Wednesday, July 6, 2011

Japan 2011 Day 7 (July 3): A family trip to Fukuoka

Tanabata decorations at Dazaifu Jinja

We were up at 6:30- still getting better :) & after a breakfast of leftovers from dinner, we packed for a day trip & overnight at a nearby resort. 
Kazehiro-san had rented a van that sat 10 people & we all hopped in for about an hour to Fukuoka City. We stopped at the Hakata Canal City shopping complex there to visit the Jump Store- all Jump Comics related goods. It was very crowded (being a Sunday) but really neat. I caught-up on my Bleach manga & found neat Gintama & Sket-Dance souvenirs as well. On the way into the mall there was an Omikoshi on display, which will be part of a festival held in Fukuoka City this summer called Yamagasa. Groups of men carry these Omikoshi through the city for hours & hours & compete against each other like a race. It was simply gorgeous!

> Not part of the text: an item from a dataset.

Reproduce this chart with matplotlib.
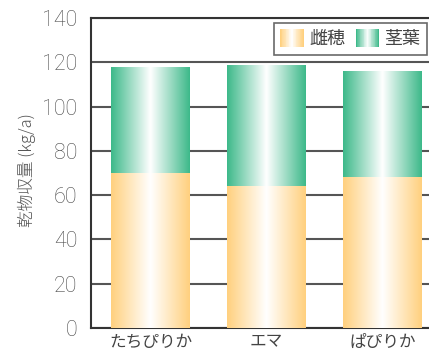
import numpy as np
import matplotlib
matplotlib.use("Agg")
import matplotlib.pyplot as plt
from matplotlib.patches import Rectangle, Patch
from matplotlib.legend_handler import HandlerBase
from matplotlib.colors import to_rgb

plt.rcParams['font.family'] = ['Noto Sans CJK JP', 'DejaVu Sans']

varieties = ['たちぴりか', 'エマ', 'ぱぴりか']
ear = [70, 64, 68]          # 雌穂
stover = [48, 55, 48]       # 茎葉
series_names = ['雌穂', '茎葉']

ORANGE = '#FFD07E'
GREEN = '#3DB98A'
TEXT = '#444444'


def gradient_rgb(color, n=200):
    # edge colour fading to white in the middle
    t = np.abs(np.linspace(-1, 1, n))
    c = np.array(to_rgb(color))
    row = 1 - (1 - c)[None, :] * t[:, None]
    return row[None, :, :]


class GradientHandler(HandlerBase):
    def __init__(self, color, strips=30):
        super().__init__()
        self.color = color
        self.strips = strips

    def create_artists(self, legend, orig_handle, xdescent, ydescent,
                       width, height, fontsize, trans):
        cols = gradient_rgb(self.color, self.strips)[0]
        w = width / self.strips
        arts = []
        for i, col in enumerate(cols):
            r = Rectangle((-xdescent + i * w, -ydescent), w * 1.05, height,
                          facecolor=col, edgecolor='none', transform=trans)
            arts.append(r)
        return arts


fig = plt.figure(figsize=(4.29, 3.51), dpi=100)
ax = fig.add_axes([91 / 429, 1 - 328 / 351, 1 - 91 / 429, 310 / 351])

x = np.arange(len(varieties))
width = 0.68

for bottom, vals, col in [(None, ear, ORANGE), (ear, stover, GREEN)]:
    bars = ax.bar(x, vals, width, bottom=bottom, facecolor='none',
                  edgecolor='none', zorder=3)
    for b in bars:
        x0, y0 = b.get_x(), b.get_y()
        im = ax.imshow(gradient_rgb(col), extent=[x0, x0 + b.get_width(),
                       y0, y0 + b.get_height()], aspect='auto',
                       interpolation='bilinear', zorder=3)
        im.set_clip_path(b)

ax.set_xlim(-0.513, 2.40)
ax.set_ylim(0, 140)
ax.set_yticks(range(0, 141, 20))
ax.set_xticks(x)
ax.set_xticklabels(varieties)
ax.yaxis.grid(True, color='#555555', linewidth=1.5, zorder=1)
ax.set_axisbelow(True)
ax.tick_params(length=0, labelsize=15.5, labelcolor='#4a4a4a', pad=10)
ax.tick_params(axis='x', labelsize=12, labelcolor=TEXT, pad=4)
for lab in ax.get_yticklabels():
    lab.set_fontfamily(['Roboto', 'DejaVu Sans'])
    lab.set_fontweight('light')

ax.spines['right'].set_visible(False)
for side in ['left', 'bottom', 'top']:
    ax.spines[side].set_color('#333333')
    ax.spines[side].set_linewidth(1.5)

ax.set_ylabel('乾物収量 (kg/a)', fontsize=12, color='#555555',
              fontweight='light')
ax.yaxis.set_label_coords(-0.163, 0.51)

handles = [Patch(label=series_names[0]), Patch(label=series_names[1])]
leg = ax.legend(handles, series_names, loc='upper right',
                bbox_to_anchor=(0.994, 0.984), ncol=2, fontsize=13,
                frameon=True, fancybox=False, handlelength=1.3,
                handleheight=1.15, columnspacing=0.6, handletextpad=0.3,
                borderpad=0.35, borderaxespad=0,
                handler_map={handles[0]: GradientHandler(ORANGE),
                             handles[1]: GradientHandler(GREEN)})
leg.get_frame().set_edgecolor('#444444')
leg.get_frame().set_linewidth(1.2)
for t in leg.get_texts():
    t.set_color(TEXT)

fig.savefig('out.png', dpi=100)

Our next stop was the Daizaifu Jinja, outside Fukuoka City. It’s a very famous Heian Era shrine  (about 1200 years old) dedicated to a god of learning. Tomoko said that most Japanese schoolchildren make a pilgrimage here at some point, to pray for good results on school entrance exams & the like. 

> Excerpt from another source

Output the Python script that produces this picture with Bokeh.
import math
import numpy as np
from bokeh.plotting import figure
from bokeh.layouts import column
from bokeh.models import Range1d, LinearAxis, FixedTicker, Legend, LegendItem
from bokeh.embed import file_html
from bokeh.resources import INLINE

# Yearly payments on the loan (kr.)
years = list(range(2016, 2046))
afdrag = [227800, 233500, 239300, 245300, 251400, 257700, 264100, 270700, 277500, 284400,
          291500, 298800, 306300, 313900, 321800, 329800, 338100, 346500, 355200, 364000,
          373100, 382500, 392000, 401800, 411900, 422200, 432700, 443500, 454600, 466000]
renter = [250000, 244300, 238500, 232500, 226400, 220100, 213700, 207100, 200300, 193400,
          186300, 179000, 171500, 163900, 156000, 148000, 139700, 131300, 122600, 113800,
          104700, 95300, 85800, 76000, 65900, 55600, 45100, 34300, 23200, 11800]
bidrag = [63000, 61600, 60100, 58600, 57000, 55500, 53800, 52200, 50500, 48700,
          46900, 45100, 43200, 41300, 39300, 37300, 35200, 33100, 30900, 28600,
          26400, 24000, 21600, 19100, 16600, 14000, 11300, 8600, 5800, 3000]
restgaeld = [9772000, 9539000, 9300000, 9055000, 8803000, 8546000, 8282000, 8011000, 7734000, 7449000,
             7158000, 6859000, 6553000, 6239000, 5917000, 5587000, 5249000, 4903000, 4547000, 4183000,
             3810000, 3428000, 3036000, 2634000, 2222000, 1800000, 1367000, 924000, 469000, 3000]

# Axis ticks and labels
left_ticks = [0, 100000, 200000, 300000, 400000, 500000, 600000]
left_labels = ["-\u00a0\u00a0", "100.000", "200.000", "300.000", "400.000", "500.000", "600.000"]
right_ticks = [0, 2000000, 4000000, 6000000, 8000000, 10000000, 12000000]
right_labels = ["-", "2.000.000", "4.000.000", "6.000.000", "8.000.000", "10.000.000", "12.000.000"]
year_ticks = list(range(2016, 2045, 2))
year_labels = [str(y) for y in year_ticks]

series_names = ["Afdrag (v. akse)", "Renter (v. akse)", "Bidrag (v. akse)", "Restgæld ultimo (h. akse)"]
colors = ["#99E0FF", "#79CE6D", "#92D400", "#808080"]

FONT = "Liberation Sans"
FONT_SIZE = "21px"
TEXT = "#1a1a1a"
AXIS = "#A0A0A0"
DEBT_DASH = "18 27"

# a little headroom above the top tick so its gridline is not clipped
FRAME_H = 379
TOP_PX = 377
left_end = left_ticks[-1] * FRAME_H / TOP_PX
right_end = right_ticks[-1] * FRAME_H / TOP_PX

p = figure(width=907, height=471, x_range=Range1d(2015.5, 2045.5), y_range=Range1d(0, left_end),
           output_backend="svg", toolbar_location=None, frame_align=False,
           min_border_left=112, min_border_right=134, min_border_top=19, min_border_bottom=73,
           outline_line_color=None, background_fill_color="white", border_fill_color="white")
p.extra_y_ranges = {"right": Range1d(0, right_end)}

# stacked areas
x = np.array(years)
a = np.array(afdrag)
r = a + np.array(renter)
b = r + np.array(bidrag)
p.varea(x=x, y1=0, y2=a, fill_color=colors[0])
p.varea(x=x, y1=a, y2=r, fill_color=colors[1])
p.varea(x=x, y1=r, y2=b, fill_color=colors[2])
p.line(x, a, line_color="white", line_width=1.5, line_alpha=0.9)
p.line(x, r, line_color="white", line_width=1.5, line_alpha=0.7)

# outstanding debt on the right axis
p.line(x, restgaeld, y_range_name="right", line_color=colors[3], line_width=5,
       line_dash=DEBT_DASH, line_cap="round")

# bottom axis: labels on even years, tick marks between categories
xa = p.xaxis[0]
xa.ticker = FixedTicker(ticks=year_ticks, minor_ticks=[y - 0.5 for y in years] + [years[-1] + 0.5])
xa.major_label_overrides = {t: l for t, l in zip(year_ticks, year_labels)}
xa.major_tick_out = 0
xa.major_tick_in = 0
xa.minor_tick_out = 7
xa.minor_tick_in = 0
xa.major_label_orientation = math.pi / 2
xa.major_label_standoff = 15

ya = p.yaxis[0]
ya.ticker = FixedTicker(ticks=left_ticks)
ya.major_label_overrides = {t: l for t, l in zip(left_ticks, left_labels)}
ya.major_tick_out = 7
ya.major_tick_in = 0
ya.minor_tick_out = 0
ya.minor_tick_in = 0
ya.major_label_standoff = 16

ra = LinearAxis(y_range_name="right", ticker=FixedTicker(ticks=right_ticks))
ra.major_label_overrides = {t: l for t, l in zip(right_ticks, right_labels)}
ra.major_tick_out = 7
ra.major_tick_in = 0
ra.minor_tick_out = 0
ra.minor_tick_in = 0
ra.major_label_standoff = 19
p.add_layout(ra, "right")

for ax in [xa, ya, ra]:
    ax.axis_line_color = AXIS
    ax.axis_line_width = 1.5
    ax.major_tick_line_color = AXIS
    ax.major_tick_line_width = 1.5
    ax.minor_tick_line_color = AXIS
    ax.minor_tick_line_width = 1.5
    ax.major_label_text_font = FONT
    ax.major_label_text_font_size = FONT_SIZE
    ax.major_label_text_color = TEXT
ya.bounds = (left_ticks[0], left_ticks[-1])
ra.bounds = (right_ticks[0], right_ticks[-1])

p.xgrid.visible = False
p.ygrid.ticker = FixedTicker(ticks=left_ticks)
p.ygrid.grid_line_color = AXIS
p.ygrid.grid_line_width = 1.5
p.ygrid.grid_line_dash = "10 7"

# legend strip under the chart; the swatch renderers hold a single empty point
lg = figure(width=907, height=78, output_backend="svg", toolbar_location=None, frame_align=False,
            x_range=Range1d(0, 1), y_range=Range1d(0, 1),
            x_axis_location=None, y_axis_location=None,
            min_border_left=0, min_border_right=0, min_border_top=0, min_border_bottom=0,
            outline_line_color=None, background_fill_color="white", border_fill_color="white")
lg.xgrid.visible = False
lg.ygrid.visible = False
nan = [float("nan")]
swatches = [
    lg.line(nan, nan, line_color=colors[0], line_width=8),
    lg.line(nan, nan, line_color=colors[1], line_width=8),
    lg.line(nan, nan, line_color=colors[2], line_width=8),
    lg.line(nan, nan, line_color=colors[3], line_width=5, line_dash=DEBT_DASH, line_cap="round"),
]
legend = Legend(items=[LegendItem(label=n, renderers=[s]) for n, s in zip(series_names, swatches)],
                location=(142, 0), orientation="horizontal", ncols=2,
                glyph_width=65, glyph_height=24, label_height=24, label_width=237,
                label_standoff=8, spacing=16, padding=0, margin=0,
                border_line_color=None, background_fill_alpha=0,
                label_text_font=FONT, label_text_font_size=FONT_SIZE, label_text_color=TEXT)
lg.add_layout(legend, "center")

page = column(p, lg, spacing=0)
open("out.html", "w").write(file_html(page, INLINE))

On the way in there were gorgeous displays for Tanabata, the Japanese holiday that occurs this week, on July 7th..

 Brendan & I bought Omikuji fortunes that Tomoko translated for us. I decided to take mine with me, but Brendan tied his fortune to a string of them to remain at the shrine. 

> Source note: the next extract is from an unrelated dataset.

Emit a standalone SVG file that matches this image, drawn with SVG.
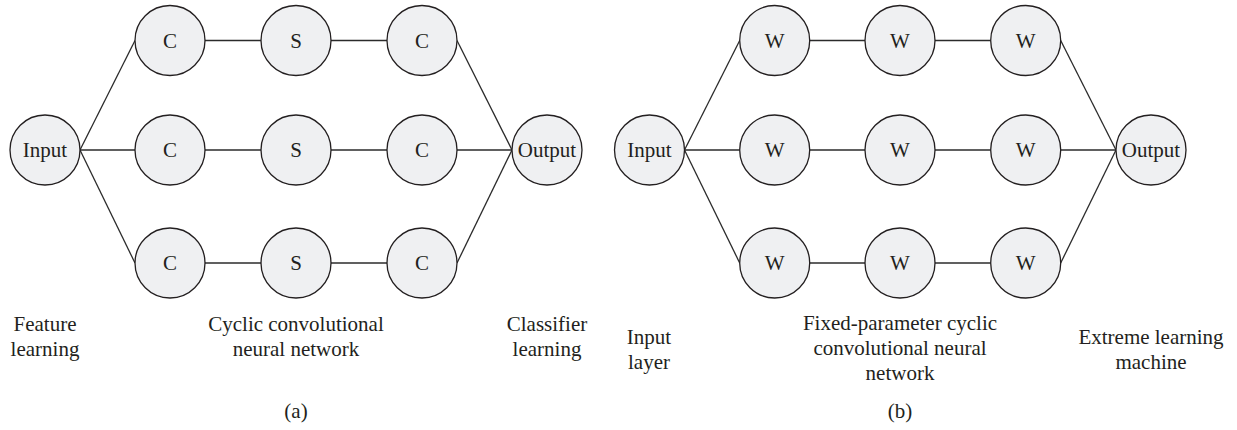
<svg xmlns="http://www.w3.org/2000/svg" width="1237" height="430" viewBox="0 0 1237 430">
  <style>
    .node circle { fill: #eff0f2; stroke: #231f20; stroke-width: 1.3; }
    .node text, .label { font-family: "Liberation Serif", "Times New Roman", serif; font-size: 21px; fill: #231f20; text-anchor: middle; }
    .node text { dominant-baseline: central; }
    .links line { stroke: #2b2b2b; stroke-width: 1.3; }
  </style>
  <rect width="1237" height="430" fill="#ffffff"/>

  <!-- (a) cyclic convolutional neural network -->
  <g class="links" id="links-a">
    <line x1="80" y1="150" x2="135" y2="40.5"/>
    <line x1="80" y1="150" x2="135" y2="150"/>
    <line x1="80" y1="150" x2="135" y2="263"/>
    <line x1="205" y1="40.5" x2="261" y2="40.5"/>
    <line x1="331" y1="40.5" x2="387" y2="40.5"/>
    <line x1="205" y1="150" x2="261" y2="150"/>
    <line x1="331" y1="150" x2="387" y2="150"/>
    <line x1="205" y1="263" x2="261" y2="263"/>
    <line x1="331" y1="263" x2="387" y2="263"/>
    <line x1="457" y1="40.5" x2="512" y2="150"/>
    <line x1="457" y1="150" x2="512" y2="150"/>
    <line x1="457" y1="263" x2="512" y2="150"/>
  </g>

  <g class="node" id="a-input"><circle cx="45" cy="150" r="35"/><text x="45" y="150">Input</text></g>
  <g class="node" id="a-c11"><circle cx="170" cy="40.5" r="35"/><text x="170" y="40.5">C</text></g>
  <g class="node" id="a-s12"><circle cx="296" cy="40.5" r="35"/><text x="296" y="40.5">S</text></g>
  <g class="node" id="a-c13"><circle cx="422" cy="40.5" r="35"/><text x="422" y="40.5">C</text></g>
  <g class="node" id="a-c21"><circle cx="170" cy="150" r="35"/><text x="170" y="150">C</text></g>
  <g class="node" id="a-s22"><circle cx="296" cy="150" r="35"/><text x="296" y="150">S</text></g>
  <g class="node" id="a-c23"><circle cx="422" cy="150" r="35"/><text x="422" y="150">C</text></g>
  <g class="node" id="a-c31"><circle cx="170" cy="263" r="35"/><text x="170" y="263">C</text></g>
  <g class="node" id="a-s32"><circle cx="296" cy="263" r="35"/><text x="296" y="263">S</text></g>
  <g class="node" id="a-c33"><circle cx="422" cy="263" r="35"/><text x="422" y="263">C</text></g>
  <g class="node" id="a-output"><circle cx="547" cy="150" r="35"/><text x="547" y="150">Output</text></g>

  <g id="labels-a">
    <text class="label" x="45" y="331">Feature</text>
    <text class="label" x="45" y="356">learning</text>
    <text class="label" x="296" y="331">Cyclic convolutional</text>
    <text class="label" x="296" y="356">neural network</text>
    <text class="label" x="547" y="331">Classifier</text>
    <text class="label" x="547" y="356">learning</text>
    <text class="label" x="296" y="418">(a)</text>
  </g>

  <!-- (b) fixed-parameter network with extreme learning machine -->
  <g class="links" id="links-b">
    <line x1="684.5" y1="150" x2="739.7" y2="40.5"/>
    <line x1="684.5" y1="150" x2="739.7" y2="150"/>
    <line x1="684.5" y1="150" x2="739.7" y2="263"/>
    <line x1="809.7" y1="40.5" x2="865" y2="40.5"/>
    <line x1="935" y1="40.5" x2="990.7" y2="40.5"/>
    <line x1="809.7" y1="150" x2="865" y2="150"/>
    <line x1="935" y1="150" x2="990.7" y2="150"/>
    <line x1="809.7" y1="263" x2="865" y2="263"/>
    <line x1="935" y1="263" x2="990.7" y2="263"/>
    <line x1="1060.7" y1="40.5" x2="1116" y2="150"/>
    <line x1="1060.7" y1="150" x2="1116" y2="150"/>
    <line x1="1060.7" y1="263" x2="1116" y2="150"/>
  </g>

  <g class="node" id="b-input"><circle cx="649.5" cy="150" r="35"/><text x="649.5" y="150">Input</text></g>
  <g class="node" id="b-w11"><circle cx="774.7" cy="40.5" r="35"/><text x="774.7" y="40.5">W</text></g>
  <g class="node" id="b-w12"><circle cx="900" cy="40.5" r="35"/><text x="900" y="40.5">W</text></g>
  <g class="node" id="b-w13"><circle cx="1025.7" cy="40.5" r="35"/><text x="1025.7" y="40.5">W</text></g>
  <g class="node" id="b-w21"><circle cx="774.7" cy="150" r="35"/><text x="774.7" y="150">W</text></g>
  <g class="node" id="b-w22"><circle cx="900" cy="150" r="35"/><text x="900" y="150">W</text></g>
  <g class="node" id="b-w23"><circle cx="1025.7" cy="150" r="35"/><text x="1025.7" y="150">W</text></g>
  <g class="node" id="b-w31"><circle cx="774.7" cy="263" r="35"/><text x="774.7" y="263">W</text></g>
  <g class="node" id="b-w32"><circle cx="900" cy="263" r="35"/><text x="900" y="263">W</text></g>
  <g class="node" id="b-w33"><circle cx="1025.7" cy="263" r="35"/><text x="1025.7" y="263">W</text></g>
  <g class="node" id="b-output"><circle cx="1151" cy="150" r="35"/><text x="1151" y="150">Output</text></g>

  <g id="labels-b">
    <text class="label" x="649" y="344">Input</text>
    <text class="label" x="649" y="369">layer</text>
    <text class="label" x="900" y="330">Fixed-parameter cyclic</text>
    <text class="label" x="900" y="355">convolutional neural</text>
    <text class="label" x="900" y="380">network</text>
    <text class="label" x="1151" y="344">Extreme learning</text>
    <text class="label" x="1151" y="369">machine</text>
    <text class="label" x="900" y="418">(b)</text>
  </g>
</svg>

One thing that struck me again about visiting & touring with Tomoko’s family is that we never, ever see other westerners in this part of Japan. We were the only western faces at the Dazaifu & we got more than a few startled reactions when we stopped in shops & at lunch. Part of the startlement is our presence there, but part of it is that we speak passable Japanese & can talk to folks there. Many people commented on our Japanese being “jouzu” which means “skilled at”. My usual response was “ganbarimasu!” which means, “I’m doing my best!”
We had stopped for lunch at a soba shop on the way in, & on the way out we shopped some. Brendan bought ume (sour plum) flavoured ice cream. 
As we traveled throughout the day Brendan & I continued our Prius-counting game. In 2 1/2 hours in the car we saw 100 Priuses!! In total we saw 115 during the day. Amazing... In Japan, the Prius is comsidered a luxury sedan, being quite large by Japanese standards. The most popular car these days seems to be the tiny toaster cars, of which there are to many models to count (we saw called the “Dunk” :).
After visiting the Dazaifu, we headed back toward Mizumaki to a resort called Budou no Ki (Grape Tree). Keiko-san had arranged for Charlie, Brendan & I to spend the night there as a special treat. Since they all had work & school on Monday they couldn’t join us there, but they did explore our rooms with us & then have dinner with us there in a “bai-king”- style restaurant, which is the Japanese term for a buffet or smorgasbord. 
Cute statue at the Bai-king restaurant

The food was quite varied- from tenpura to fish to tofu-products, soups (including zenzai, sweet bean soup with mochi, which Brendan & I scarfed-up), salads, & dessert. They had 2 kinds of rice, regular white & a blends of grains & rice which was so delicious I bought a bag to bring home. 
everybody on the deck of the restaurant

Then everybody dropped us off at the rooms & said good-bye. We bought some snacks on the way back to our rooms so we could have them with some of the delicious teas that were provided in the room. 

Brendan fell asleep pretty quickly, but Charlie & I filled the big ofuro & both got in for a nice soak. The rooms were air-conditioned so we could enjoy the warmth of the bath without passing out :) Then we watched funny Japanese tv shows until 10:00 & went to bed ourselves.